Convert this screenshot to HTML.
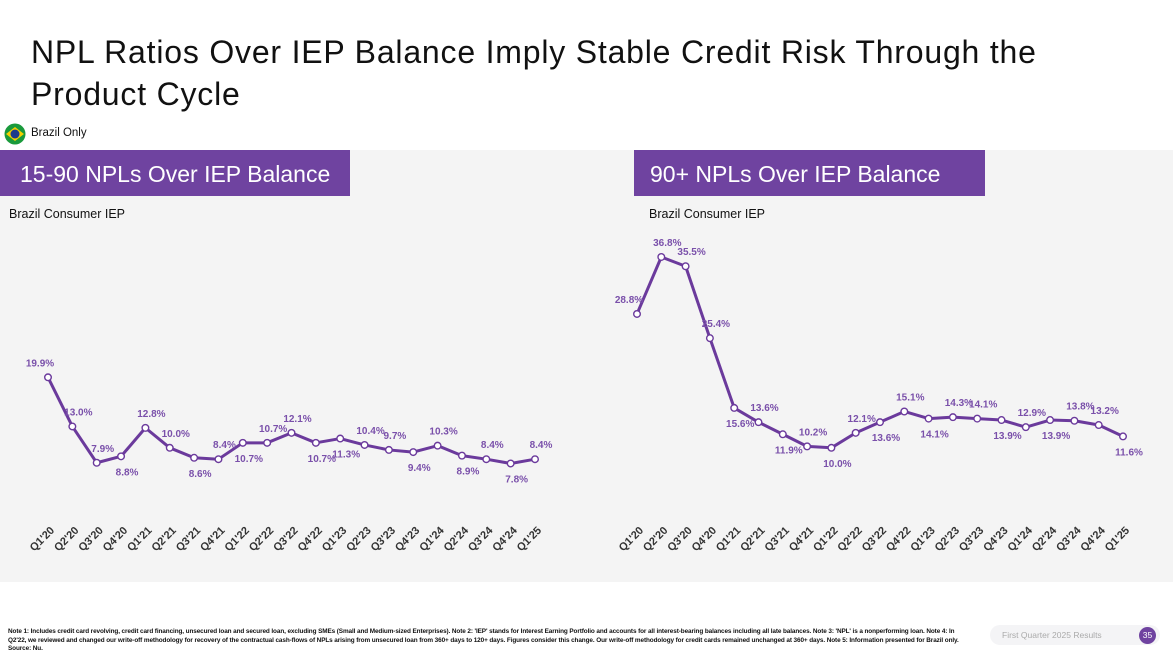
<!DOCTYPE html>
<html><head><meta charset="utf-8">
<style>
body{margin:0;width:1173px;height:660px;background:#fff;font-family:"Liberation Sans",sans-serif;position:relative;overflow:hidden;color:#111}
.t{position:absolute;left:31px;top:31px;font-size:32px;line-height:42px;letter-spacing:0.8px}
.panel{position:absolute;left:0;top:150px;width:1173px;height:432px;background:#f4f4f4}
.hdr{position:absolute;top:150px;height:46px;background:#6f43a0;color:#fff;font-size:23px;line-height:48px;padding-left:20px;box-sizing:border-box}
.sub{position:absolute;top:207px;font-size:12.5px}
.note{position:absolute;left:8px;top:628px;width:965px;font-size:6.4px;line-height:8.5px;font-weight:bold;letter-spacing:-0.1px}
</style></head><body>
<div class="t">NPL Ratios Over IEP Balance Imply Stable Credit Risk Through the<br>Product Cycle</div>
<svg style="position:absolute;left:4px;top:123px" width="22" height="22"><circle cx="11" cy="11" r="10.5" fill="#1a9a3c"/><polygon points="2,11 11,4 20,11 11,18" fill="#f5d000"/><circle cx="11" cy="11" r="4.5" fill="#1c3a8c"/></svg>
<div style="position:absolute;left:31px;top:127px;font-size:11.5px">Brazil Only</div>
<div class="panel"></div>
<div class="hdr" style="left:0;width:350px">15-90 NPLs Over IEP Balance</div>
<div class="hdr" style="left:634px;width:351px;padding-left:16px">90+ NPLs Over IEP Balance</div>
<div class="sub" style="left:9px">Brazil Consumer IEP</div>
<div class="sub" style="left:649px">Brazil Consumer IEP</div>
<svg id="ch" style="position:absolute;left:0;top:0" width="1173" height="600"></svg>
<div class="note">Note 1: Includes credit card revolving, credit card financing, unsecured loan and secured loan, excluding SMEs (Small and Medium-sized Enterprises). Note 2: 'IEP' stands for Interest Earning Portfolio and accounts for all interest-bearing balances including all late balances. Note 3: 'NPL' is a nonperforming loan. Note 4: In Q2'22, we reviewed and changed our write-off methodology for recovery of the contractual cash-flows of NPLs arising from unsecured loan from 360+ days to 120+ days. Figures consider this change. Our write-off methodology for credit cards remained unchanged at 360+ days. Note 5: Information presented for Brazil only. Source: Nu.</div>
<div style="position:absolute;left:990px;top:625px;width:170px;height:20px;background:#f4f4f6;border-radius:10px"><span style="position:absolute;left:12px;top:5px;font-size:8.5px;color:#aaa">First Quarter 2025 Results</span><span style="position:absolute;left:149px;top:2px;width:17px;height:17px;border-radius:50%;background:#6f43a0;color:#fff;font-size:8.5px;text-align:center;line-height:17px">35</span></div>
<script>
const categories=["Q1'20","Q2'20","Q3'20","Q4'20","Q1'21","Q2'21","Q3'21","Q4'21","Q1'22","Q2'22","Q3'22","Q4'22","Q1'23","Q2'23","Q3'23","Q4'23","Q1'24","Q2'24","Q3'24","Q4'24","Q1'25"];
const npl1590=[19.9,13.0,7.9,8.8,12.8,10.0,8.6,8.4,10.7,10.7,12.1,10.7,11.3,10.4,9.7,9.4,10.3,8.9,8.4,7.8,8.4];
const npl90=[28.8,36.8,35.5,25.4,15.6,13.6,11.9,10.2,10.0,12.1,13.6,15.1,14.1,14.3,14.1,13.9,12.9,13.9,13.8,13.2,11.6];
const pos1590=[1,1,1,0,1,1,0,1,0,1,1,0,0,1,1,0,1,0,1,0,1];
const pos90=[1,1,1,1,0,1,0,1,0,1,0,1,0,1,1,0,1,0,1,1,0];
const NS="http://www.w3.org/2000/svg",svg=document.getElementById('ch');
const yS=v=>519-v*7.12;
function mk(t,a){const e=document.createElementNS(NS,t);for(const k in a)e.setAttribute(k,a[k]);svg.appendChild(e);return e;}
function draw(vals,pos,x0,step,nm){
  const xS=i=>x0+i*step;
  const line=mk('polyline',{points:vals.map((v,i)=>xS(i)+','+yS(v)).join(' '),fill:'none',stroke:'#6b3a9c','stroke-width':3,'stroke-linejoin':'round'});
  
  
  vals.forEach((v,i)=>{
    const c=mk('circle',{cx:xS(i),cy:yS(v),r:3.3,fill:'#fff',stroke:'#6b3a9c','stroke-width':1.4});
    
    
    const up=pos[i];
    const t=mk('text',{x:xS(i)+(i==0?-8:6),y:yS(v)+(up?-11:19),'text-anchor':'middle','font-size':10,'font-weight':'bold',fill:'#7a50aa'});
    t.textContent=v.toFixed(1)+'%';
    
    
    const g=mk('text',{x:xS(i)+7,y:531,'text-anchor':'end','font-size':11,'font-weight':'bold',fill:'#333',transform:'rotate(-45 '+(xS(i)+7)+' 531)'});
    g.textContent=categories[i];
    
    
  });
}
draw(npl1590,pos1590,48,24.35,'npl-15-90');
draw(npl90,pos90,637,24.3,'npl-90-plus');
</script>
</body></html>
★ ★ ★
In the lines above, find each one with "this" and list it.

PROBLEM SOLUTION:
Convert this screenshot to HTML.
<div class="note">Note 1: Includes credit card revolving, credit card financing, unsecured loan and secured loan, excluding SMEs (Small and Medium-sized Enterprises). Note 2: 'IEP' stands for Interest Earning Portfolio and accounts for all interest-bearing balances including all late balances. Note 3: 'NPL' is a nonperforming loan. Note 4: In Q2'22, we reviewed and changed our write-off methodology for recovery of the contractual cash-flows of NPLs arising from unsecured loan from 360+ days to 120+ days. Figures consider this change. Our write-off methodology for credit cards remained unchanged at 360+ days. Note 5: Information presented for Brazil only. Source: Nu.</div>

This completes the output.